The Food and Drug Administration (FDA) has announced that it will finally be taking a closer look at the health effects of indoor tanning, starting with an advisory committee meeting on March 25.
Considering that the agency has taken a decade (and counting) to release regulations guiding the manufacture, composition and advertising of sunscreens, the FDA is acting relatively quickly on indoor tanning.
Dermatologists, cancer advocates, and pediatricians, among others, have been seeking some kind of stricter regulations on indoor tanning, or, more hopefully, an outright ban. Many states and localities have begun to restrict the use of indoor tanning by minors.
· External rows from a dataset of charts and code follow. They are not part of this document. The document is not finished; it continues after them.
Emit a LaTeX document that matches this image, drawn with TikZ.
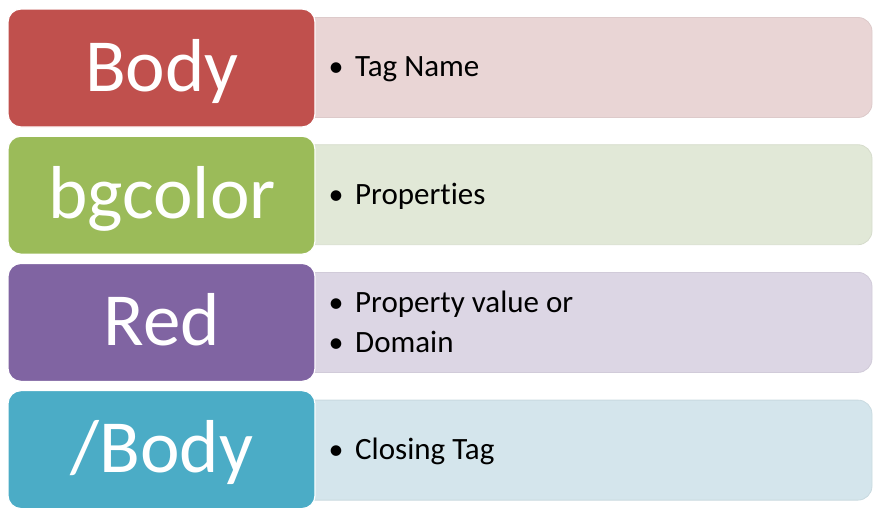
\documentclass[tikz,border=0pt]{standalone}
\usepackage{fontspec}
\setmainfont{Carlito}[RawFeature={-liga}]
\definecolor{cRed}{HTML}{C0504D}
\definecolor{cGreen}{HTML}{9BBB59}
\definecolor{cPurple}{HTML}{8064A2}
\definecolor{cAqua}{HTML}{4BACC6}
\definecolor{lRed}{HTML}{E9D5D5}
\definecolor{lGreen}{HTML}{E1E8D7}
\definecolor{lPurple}{HTML}{DCD6E4}
\definecolor{lAqua}{HTML}{D4E5EC}
\begin{document}
\begin{tikzpicture}[x=1pt,y=-1pt,
  lbox/.style={rounded corners=13pt, draw=white, line width=1.2pt, minimum width=307pt, minimum height=118pt, inner sep=0pt, outer sep=0pt},
  rbox/.style={rounded corners=14pt, line width=0.8pt, minimum width=572pt, minimum height=100pt, inner sep=0pt, outer sep=0pt},
  big/.style={text=white, font=\fontsize{75}{75}\selectfont, anchor=base, inner sep=0pt},
  item/.style={font=\fontsize{31}{36}\selectfont, anchor=base west, inner sep=0pt},
  dot/.style={font=\fontsize{30}{36}\selectfont, anchor=base, inner sep=0pt}]
\useasboundingbox (0,0) rectangle (879,514);
% right boxes (behind)
\node[rbox, fill=lRed, draw=lRed!95!black] (r1) at (586,67.5) {};
\node[rbox, fill=lGreen, draw=lGreen!95!black] (r2) at (586,194.7) {};
\node[rbox, fill=lPurple, draw=lPurple!95!black] (r3) at (586,322.4) {};
\node[rbox, fill=lAqua, draw=lAqua!95!black] (r4) at (586,450.1) {};
% left boxes
\node[lbox, fill=cRed] (l1) at (161.5,68) {};
\node[lbox, fill=cGreen] (l2) at (161.5,195.2) {};
\node[lbox, fill=cPurple] (l3) at (161.5,322.4) {};
\node[lbox, fill=cAqua] (l4) at (161.5,449.6) {};
% left labels
\node[big] (t1) at (162,91) {Body};
\node[big] (t2) at (162,218.2) {bgcolor};
\node[big] (t3) at (162,345.4) {Red};
\node[big] (t4) at (162,472.6) {/Body};
% right items
\node[dot] (d1) at (336,76.8) {•};
\node[item] (i1) at (355,76.8) {Tag Name};
\node[dot] (d2) at (336,204) {•};
\node[item] (i2) at (355,204) {Properties};
\node[dot] (d3a) at (336,312) {•};
\node[item] (i3a) at (355,312) {Property value or};
\node[dot] (d3b) at (336,352) {•};
\node[item] (i3b) at (355,352) {Domain};
\node[dot] (d4) at (336,459) {•};
\node[item] (i4) at (355,459) {Closing Tag};
\end{tikzpicture}
\end{document}
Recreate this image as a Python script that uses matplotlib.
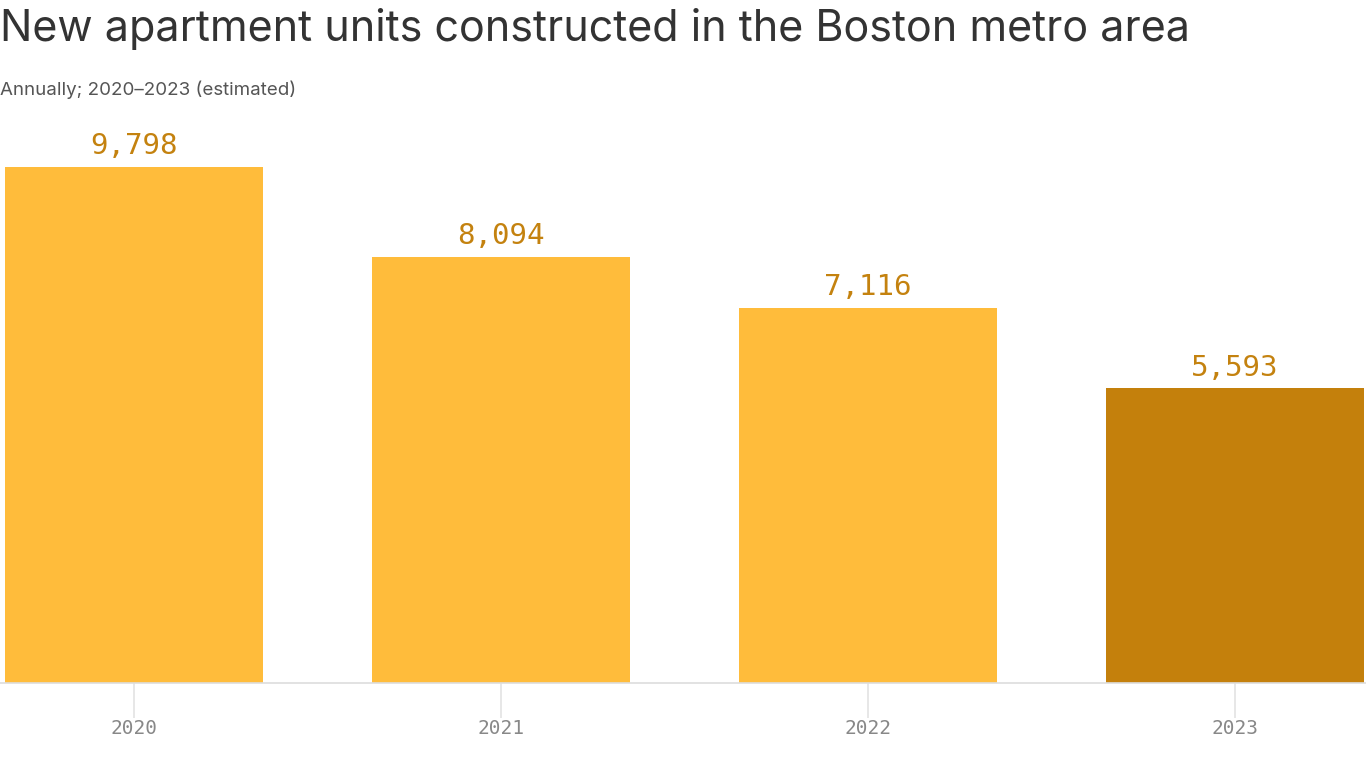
import matplotlib
matplotlib.use("Agg")
import matplotlib.pyplot as plt

years = ["2020", "2021", "2022", "2023"]
units = [9798, 8094, 7116, 5593]
bar_colors = ["#FFBC3B", "#FFBC3B", "#FFBC3B", "#C4800C"]

title = "New apartment units constructed in the Boston metro area"
subtitle = "Annually; 2020–2023 (estimated)"

W, H = 1366, 768
fig = plt.figure(figsize=(W / 100, H / 100), dpi=100)

base_y = 683
top_y = 100
ax = fig.add_axes([0, (H - base_y) / H, 1, (base_y - top_y) / H])

px_per_unit = (683 - 167) / 9798
ax.set_ylim(0, (base_y - top_y) / px_per_unit)
spacing = 367
ax.set_xlim(-134 / spacing, (W - 134) / spacing)

x = list(range(len(years)))
ax.bar(x, units, width=258 / spacing, color=bar_colors, zorder=2)

for xi, v in zip(x, units):
    ax.annotate(f"{v:,}", (xi, v), xytext=(0, 5), textcoords="offset points",
                ha="center", va="bottom", fontsize=21, color="#C4820F",
                family="DejaVu Sans Mono")

for s in ["top", "right", "left"]:
    ax.spines[s].set_visible(False)
ax.spines["bottom"].set_color("#DDDDDD")
ax.spines["bottom"].set_linewidth(1.2)
ax.set_yticks([])
ax.set_xticks(x)
ax.set_xticklabels(years, family="DejaVu Sans Mono", fontsize=14, color="#888888")
ax.tick_params(axis="x", length=25, width=1.2, color="#E3E3E3", pad=1)

fig.text(0, 1 - 29 / H, title, fontsize=31, color="#333333", family="Inter",
         ha="left", va="center")
fig.text(0, 1 - 90 / H, subtitle, fontsize=13.5, color="#555555", family="Inter",
         ha="left", va="center")

fig.savefig("out.png", dpi=100)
But, despite a wealth of evidence that excessive exposure to ultraviolet radiation, even when delivered indoors, leads to skin cancer, the federal government has not moved to more strictly police tanning salons.
Congress has been prodding the FDA for years. In 2007, the Tanning Accountability and Notification Act was included in the Food and Drug Administration Amendments Act of 2007. The TAN Act (see page 36 here) directed the FDA to study tanning bed warning labels that had been in place since 1985, with an eye towards making them more prominent and comprehensible by consumers. The FDA was then to report back to Congress.
In December 2008, the agency told lawmakers in its required report that it was considering updating the warning labels. A series of focus groups led it to believe that maybe the almost-quarter-century-old labels might have reached their expiration date.
A year later, the FDA created a web page warning consumers about the dangers of tanning indoors.
And now, the advisory panel. According to the announcement, "There continues to be a growing body of literature showing association of skin cancer with use of tanning lamps and the committee will discuss this information and other information related to the association of UV and skin cancer (both melanoma and non-melanoma). The committee will be asked to recommend whether changes to current classification or current regulatory controls of UV emitting devices (lamps) used for tanning are needed."
Expect a lively discussion at the meeting, with likely appearances by tanning salon owners and the Indoor Tanning Association. Those groups are already unhappy about a 10% tax on tanning users that's being proposed as part of health reform.
The agency usually takes its' advisory committees' advice to heart. We'll be keeping an eye on this panel's proceedings.